When the Son of Man is lifted up, he'll give eternal life to all those who believe in him. See, what are you seeing on that cross? Yes, all the suffering and fear that bedevils us. At the same time, and here's the heart of the Gospel, at the same time, you see the God who accompanies us in and through all of it. What can separate us from the love of God? "Nothing," St.Paul says, "Neither death nor life nor angels nor principalities, neither height nor death, nor any other creature could separate us from the love of God". Why? Because Paul saw the Son of Man lifted up, looking at everything that poisons us, but seeing the God who accompanies us in and through and despite all of it, the God who thereby effectively disempowers all of it.

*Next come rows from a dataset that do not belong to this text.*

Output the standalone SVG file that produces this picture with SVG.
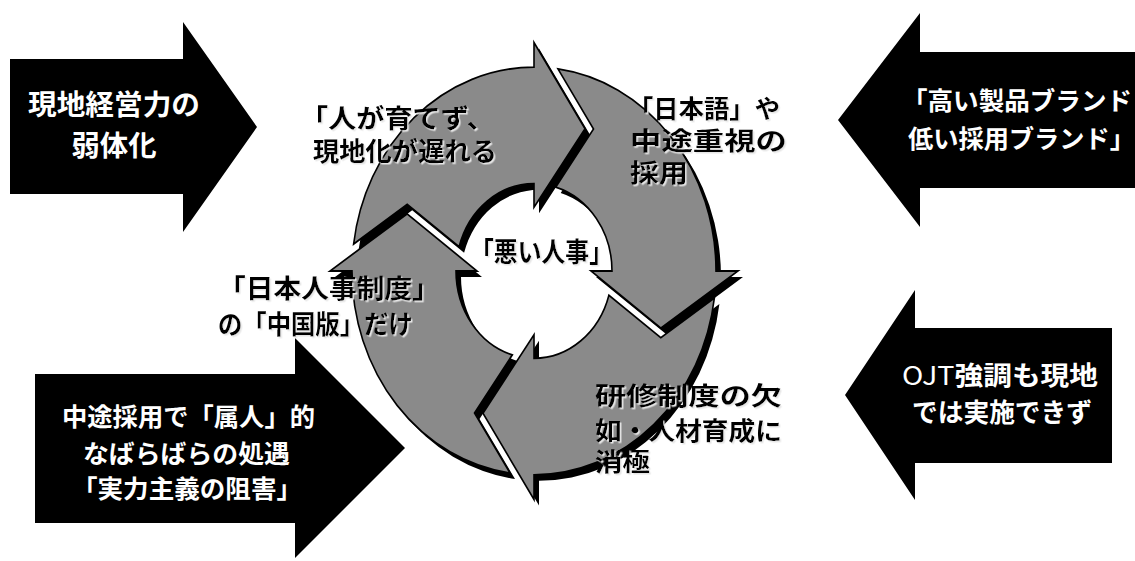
<svg xmlns="http://www.w3.org/2000/svg" xmlns:xlink="http://www.w3.org/1999/xlink" width="1135" height="561" viewBox="0 0 1135 561">
<style>
.blk{fill:#000}
.wt{fill:#fff;font-family:"Noto Sans CJK JP","Noto Sans",sans-serif;font-weight:bold}
.rt{fill:#000;font-family:"Noto Sans CJK JP","Noto Sans",sans-serif;font-weight:bold;filter:url(#ts)}
.seg{fill:#8a8a8a;stroke:#000;stroke-width:1.6;stroke-linejoin:miter}
.shd{fill:#000}
</style>
<defs>
<filter id="ts" x="-5%" y="-20%" width="110%" height="140%">
<feDropShadow dx="1.5" dy="1.5" stdDeviation="0.4" flood-color="#e6e6e6" flood-opacity="1"/>
</filter>
<path id="arr" d="M -180.4,-24.0 A 182 182 0 0 1 0,-182 L 0,-204 L 51,-127 L 0,-57 L 0,-78 A 78 78 0 0 0 -74.9,-21.7 L -126.8,-59.5 Z"/>
</defs>
<rect width="1135" height="561" fill="#fff"/>

<g id="arrow-top-left">
<polygon class="blk" points="10,59 183,59 183,22 257,127 183,232 183,194 10,194"/>
<text class="wt" font-size="28" x="114" y="115" text-anchor="middle" textLength="172" lengthAdjust="spacingAndGlyphs">現地経営力の</text>
<text class="wt" font-size="28" x="114" y="156" text-anchor="middle" textLength="85" lengthAdjust="spacingAndGlyphs">弱体化</text>
</g>

<g id="arrow-top-right">
<polygon class="blk" points="1135,52 920,52 920,13 838,120 920,227 920,188 1135,188"/>
<text class="wt" font-size="25" x="902" y="110" textLength="230" lengthAdjust="spacingAndGlyphs">「高い製品ブランド</text>
<text class="wt" font-size="25" x="908" y="148" textLength="227" lengthAdjust="spacingAndGlyphs">低い採用ブランド」</text>
</g>

<g id="arrow-bottom-left">
<polygon class="blk" points="35,374 295,374 295,338 405,448 295,558 295,523 35,523"/>
<text class="wt" font-size="25" x="62" y="426" textLength="253" lengthAdjust="spacingAndGlyphs">中途採用で「属人」的</text>
<text class="wt" font-size="25" x="83" y="463" textLength="207" lengthAdjust="spacingAndGlyphs">なばらばらの処遇</text>
<text class="wt" font-size="25" x="72" y="498" textLength="230" lengthAdjust="spacingAndGlyphs">「実力主義の阻害」</text>
</g>

<g id="arrow-bottom-right">
<polygon class="blk" points="1112,328 915,328 915,290 845,395 915,500 915,463 1112,463"/>
<text class="wt" font-size="26" x="902" y="385" textLength="196" lengthAdjust="spacingAndGlyphs"><tspan font-weight="normal">OJT</tspan>強調も現地</text>
<text class="wt" font-size="26" x="912" y="422" textLength="180" lengthAdjust="spacingAndGlyphs">では実施できず</text>
</g>

<g id="cycle">
<g id="cycle-shadow" transform="translate(539,277) scale(1,1.12)">
<use xlink:href="#arr" class="shd"/>
<use xlink:href="#arr" class="shd" transform="rotate(90)"/>
<use xlink:href="#arr" class="shd" transform="rotate(180)"/>
<use xlink:href="#arr" class="shd" transform="rotate(270)"/>
</g>
<g transform="translate(534,271) scale(1,1.12)">
<g id="seg-a"><use xlink:href="#arr" class="seg" vector-effect="non-scaling-stroke"/></g>
<g id="seg-b"><use xlink:href="#arr" class="seg" transform="rotate(90)"/></g>
<g id="seg-c"><use xlink:href="#arr" class="seg" transform="rotate(180)"/></g>
<g id="seg-d"><use xlink:href="#arr" class="seg" transform="rotate(270)"/></g>
</g>
</g>

<g id="label-a">
<text class="rt" font-size="26" x="300" y="128" textLength="195" lengthAdjust="spacingAndGlyphs">「人が育てず、</text>
<text class="rt" font-size="26" x="313" y="161" textLength="184" lengthAdjust="spacingAndGlyphs">現地化が遅れる</text>
</g>
<g id="label-b">
<text class="rt" font-size="25" x="628" y="118" textLength="152" lengthAdjust="spacingAndGlyphs">「日本語」や</text>
<text class="rt" font-size="25" x="630" y="150" textLength="157" lengthAdjust="spacingAndGlyphs">中途重視の</text>
<text class="rt" font-size="25" x="630" y="182" textLength="58" lengthAdjust="spacingAndGlyphs">採用</text>
</g>
<g id="label-c">
<text class="rt" font-size="25" x="595" y="405" textLength="187" lengthAdjust="spacingAndGlyphs">研修制度の欠</text>
<text class="rt" font-size="25" x="595" y="440" textLength="187" lengthAdjust="spacingAndGlyphs">如・人材育成に</text>
<text class="rt" font-size="25" x="595" y="471" textLength="55" lengthAdjust="spacingAndGlyphs">消極</text>
</g>
<g id="label-d">
<text class="rt" font-size="26" x="218" y="298" textLength="222" lengthAdjust="spacingAndGlyphs">「日本人事制度」</text>
<text class="rt" font-size="26" x="218" y="334" textLength="195" lengthAdjust="spacingAndGlyphs">の「中国版」だけ</text>
</g>
<g id="label-center">
<text class="rt" font-size="27" x="470" y="262" textLength="143" lengthAdjust="spacingAndGlyphs">「悪い人事」</text>
</g>
</svg>
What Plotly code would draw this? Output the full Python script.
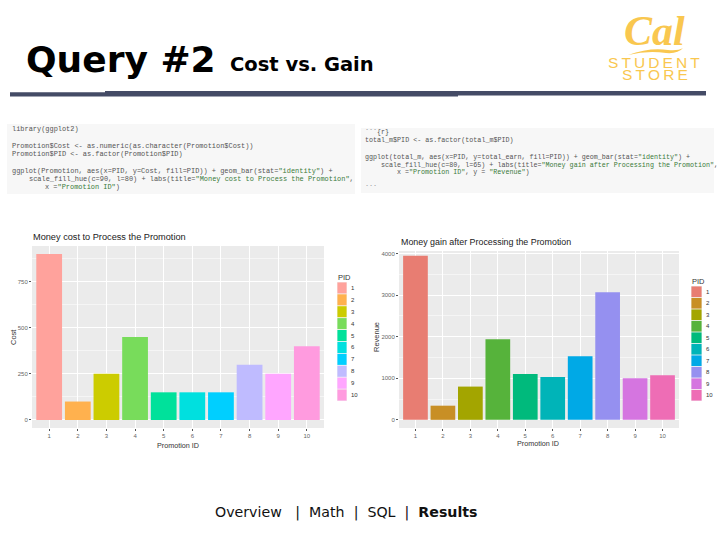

Okay. That's all that comes before the famous John 3:16. So with all that in mind, listen again. "For God so loved the world that he gave his only Son". See, gave him how? Gave him in what sense? He gave him into our suffering. "Go all the way down," the Father says to the Son. "Go all the way down. Go into everything that frightens them, everything, and show that the divine love accompanies us even as we look at all of these fearsome things". See, and that's why in that cross, everybody, we find salvation, "salus" in Latin just means health, salvation means healing. How do you get healed of your psychological fears? You've got to look at them. You've got to face them. How do you get healed of everything in the spiritual order that frightens us? Look at the Son of Man, who's like the seraph serpent in the desert. Look at the Son of Man, listen, bearing all of the sin and suffering of the world. And in that act, we find our fear conquered. We know nothing can separate us from the love of God. Friends, with that image now let's move, as we're getting very close now to Holy Week, let's move into this contemplation of the Passion and death of Jesus. And God bless you.